Gabriele Leidloff muß die unsichtbaren Bezüge zwischen den bislang unverbundenen Sprachen dieser beiden Beschreibungssysteme geahnt haben, als sie begann, Werkzeuge für ihre Suche zu nutzen, welche die anderen entwickelten, um Unsichtbares vorstellbar zu machen. Ihre Arbeiten mit den bildgebenden Verfahren der Medizin und ihr Projekt l o g - i n/l o c k e d o u t - ein Forum zwischen Kunst und Neurowissenschaft - stehen als Metaphern für die Ahnung, daß hinter den Erscheinungen Tiefenstrukturen und Beziehungen verborgen liegen, die es zu ergründen gilt, wenn mehr über die Welt in Erfahrung gebracht werden soll, als uns die Sinne unvermittelt erkennen lassen - Sinne, die sich aufgrund evolutionärer Pragmatik zunächst nur für das interessieren, was an der Oberfläche liegt und dem Fortkommen dienlich ist.
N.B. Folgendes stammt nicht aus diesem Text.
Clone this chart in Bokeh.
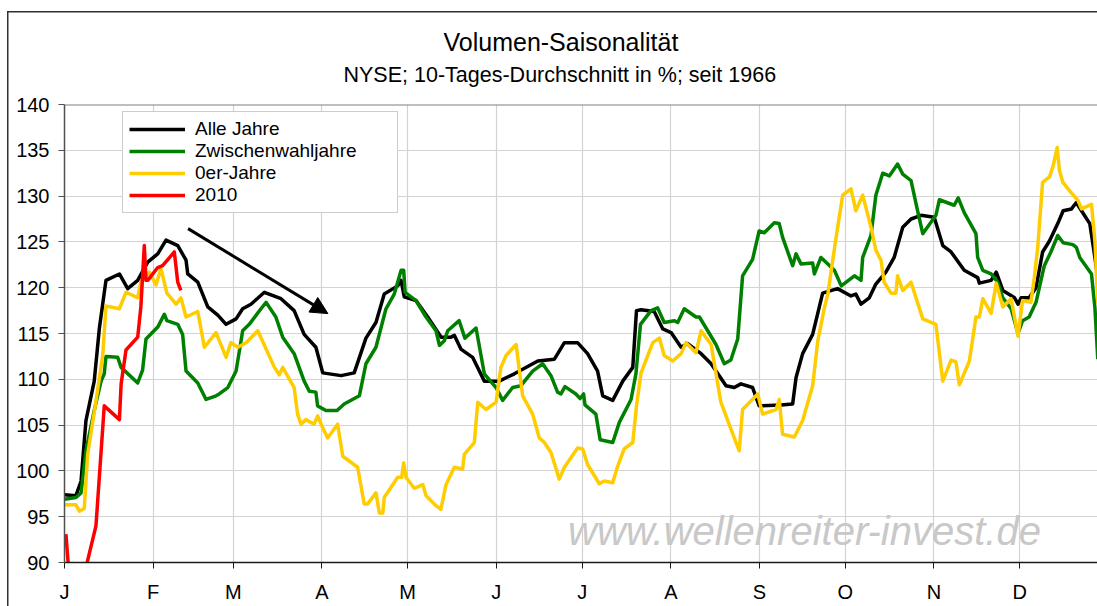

Die Suche nach verborgenen Beziehungen und Grundstrukturen verrät sich auch im kombinatorischen Spiel, in dem Frau Leidloff durch Permutation von Gegenüberstellungen den Beziehungsraum auslotet. Auch hier geht die Reduktion auf das Charakteristische der kombinatorischen Suche nach Bezügen voraus - ein gängiges Verfahren in den Wissenschaften. Gabriele Leidloff setzt Abbilder, Imitationen, Kopien, Ausschnitte in Beziehung, nicht die konkreten Objekte selbst. Sie interessiert sich für Relationen zwischen bereits abstrahierten Inhalten und nutzt dabei die reduktionistische Wirkung jedweder Abbildungsverfahren. Damit befreit sie den Betrachter von dem Zwang, den vorgefertigte Bildsprachen der Medien ausüben, schützt ihn vor der Vereinnahmung durch konkrete, ausformulierte Bilder, die keinen Raum lassen für vagabundierende Aufmerksamkeit und die Suche nach Unsichtbarem. Denn Abbilder, Ausschnitte und fragmentierte Sequenzen bedürfen der individuellen Rekonstruktion, erfordern vom Betrachter synthetische Leistungen, räumen die Option ein, sich auf das nicht Sichtbare zu konzentrieren, auf das Dazwischen, auf die Bezüge, die den dargestellten Fixpunkten zur Bedeutung verhelfen.

Und so erzeugt die Suche nach dem Unsichtbaren neue Wirklichkeiten, die zum Vorwurf für weitere Forschung mutieren. Weder Wissenschaft noch Kunst können deshalb jemals am Ende sein, und weil sie die gleiche Welt zu ergründen suchen, tun sie gut daran, die Vorschläge des je anderen zur Kenntnis zu nehmen - einen Weg weisen die Arbeiten von Gabriele Leidloff.